**TASK PROMPT:**
Wherever "chart" appears in a line, copy that line.

**COLLECTED DATA:**

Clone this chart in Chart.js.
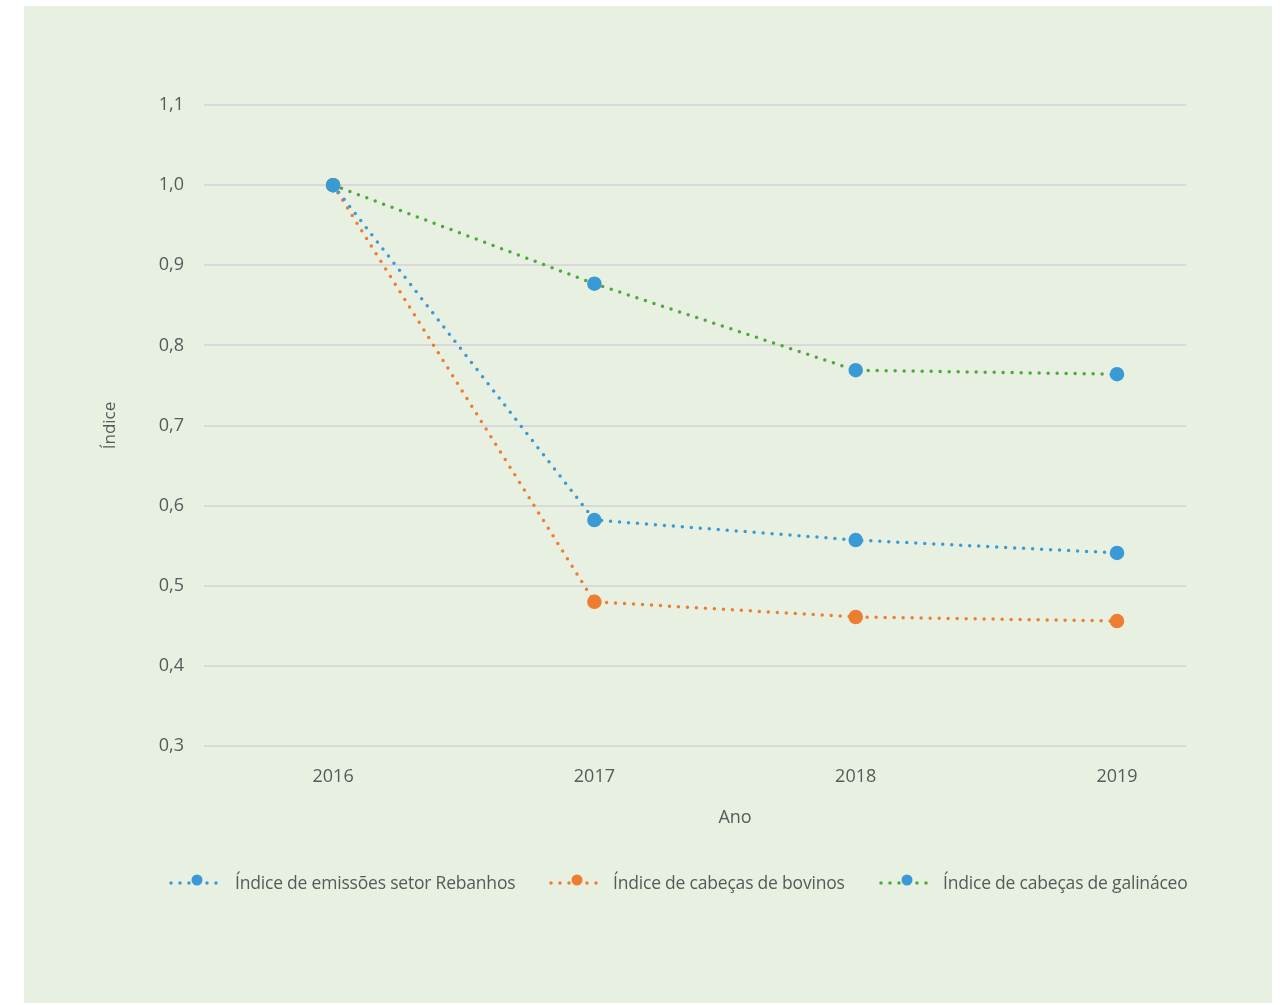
<!DOCTYPE html>
<html>
<head>
<meta charset="utf-8">
<script src="https://cdn.jsdelivr.net/npm/chart.js@4"></script>
<style>
  body { margin: 0; background: #fff; }
  #panel { position: absolute; left: 24px; top: 6px; width: 1248px; height: 997px; background: #e8f0e1; }
  #wrap { position: absolute; left: 0; top: 0; width: 1288px; height: 1005px; }
  #legend { position: absolute; left: 168px; top: 869px; width: 1019px; height: 28px; overflow: hidden; white-space: nowrap;
            font-family: "Open Sans", sans-serif; font-size: 17.5px; color: #595959; }
  .item { position: absolute; top: 0; height: 28px; }
  .item svg { position: absolute; left: 0; top: 3px; }
  .item span { position: absolute; top: 1px; letter-spacing: -0.2px; }
</style>
</head>
<body>
<div id="panel"></div>
<div id="wrap"><canvas id="chart" width="1288" height="1005"></canvas></div>
<div id="legend"></div>
<script>
// dados
years = [2016, 2017, 2018, 2019]
emissoes = [1.0, 0.582, 0.557, 0.541]
bovinos = [1.0, 0.48, 0.461, 0.456]
galinaceos = [1.0, 0.877, 0.769, 0.764]
yTicks = [0.3, 0.4, 0.5, 0.6, 0.7, 0.8, 0.9, 1.0, 1.1]
seriesNames = ['Índice de emissões setor Rebanhos', 'Índice de cabeças de bovinos', 'Índice de cabeças de galináceos']

blue = '#3a9ad6'
orange = '#ed7d31'
green = '#4ea83e'
textColor = '#595959'

function pts(arr) {
  return arr.map(function (v, i) { return { x: years[i], y: v } })
}

function ds(label, values, lineColor, markColor) {
  return {
    label: label,
    data: pts(values),
    borderColor: lineColor,
    borderWidth: 3.5,
    borderDash: [0, 9],
    borderCapStyle: 'round',
    pointRadius: 5.5,
    pointHoverRadius: 5.5,
    pointBackgroundColor: markColor,
    pointBorderColor: markColor,
    tension: 0
  }
}

// titulo do eixo x (Ano) um pouco deslocado como no original
anoTitle = {
  id: 'anoTitle',
  afterDraw: function (c) {
    ctx = c.ctx
    ctx.save()
    ctx.fillStyle = textColor
    ctx.font = '18px "Open Sans"'
    ctx.textAlign = 'center'
    ctx.textBaseline = 'middle'
    ctx.fillText('Ano', 735, 818)
    ctx.restore()
  }
}

canvas = document.querySelector('#chart')
const chart = new Chart(canvas, {
  type: 'line',
  data: {
    datasets: [
      ds(seriesNames[0], emissoes, blue, blue),
      ds(seriesNames[1], bovinos, orange, orange),
      ds(seriesNames[2], galinaceos, green, blue)
    ]
  },
  options: {
    responsive: false,
    animation: false,
    layout: { padding: { left: 100, right: 102, top: 105, bottom: 167 } },
    plugins: { legend: { display: false }, tooltip: { enabled: false } },
    scales: {
      x: {
        type: 'linear',
        min: 2015.506,
        max: 2019.264,
        afterBuildTicks: function (scale) { scale.ticks = years.map(function (v) { return { value: v } }) },
        afterFit: function (scale) { scale.height = 92 },
        grid: { display: false, drawTicks: false },
        border: { display: false },
        ticks: { color: textColor, font: { family: 'Open Sans', size: 18 }, padding: 20, callback: function (v) { return String(v) } }
      },
      y: {
        min: 0.3,
        max: 1.1,
        afterBuildTicks: function (scale) { scale.ticks = yTicks.map(function (v) { return { value: v } }) },
        afterFit: function (scale) { scale.width = 104 },
        grid: { color: '#d9d9d9', lineWidth: 2, drawTicks: false },
        border: { display: false },
        ticks: { color: textColor, font: { family: 'Open Sans', size: 18 }, padding: 20,
                 callback: function (v) { return v.toFixed(1).replace('.', ',') } },
        title: { display: true, text: 'Índice', color: textColor, font: { family: 'Open Sans', size: 17 }, padding: 0 }
      }
    }
  },
  plugins: [anoTitle]
})

// legenda
legendItems = [
  { x: 0, color: blue, mark: blue, textX: 67 },
  { x: 380, color: orange, mark: orange, textX: 445 },
  { x: 710, color: green, mark: blue, textX: 775 }
]
legend = document.querySelector('#legend')
legendItems.forEach(function (it, i) {
  d = document.createElement('div')
  d.className = 'item'
  d.style.left = it.x + 'px'
  d.innerHTML = '<svg width="60" height="20"><line x1="3" y1="11" x2="57" y2="11" stroke="' + it.color +
    '" stroke-width="3.5" stroke-dasharray="0 9" stroke-linecap="round"/><circle cx="29" cy="8" r="5.5" fill="' + it.mark +
    '"/></svg><span style="left:' + (it.textX - it.x) + 'px">' + seriesNames[i] + '</span>'
  legend.appendChild(d)
})
</script>
</body>
</html>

**SOLUTION TO THE PROBLEM:**
Clone this chart in Chart.js.
<script src="https://cdn.jsdelivr.net/npm/chart.js@4"></script>
<div id="wrap"><canvas id="chart" width="1288" height="1005"></canvas></div>
canvas = document.querySelector('#chart')
const chart = new Chart(canvas, {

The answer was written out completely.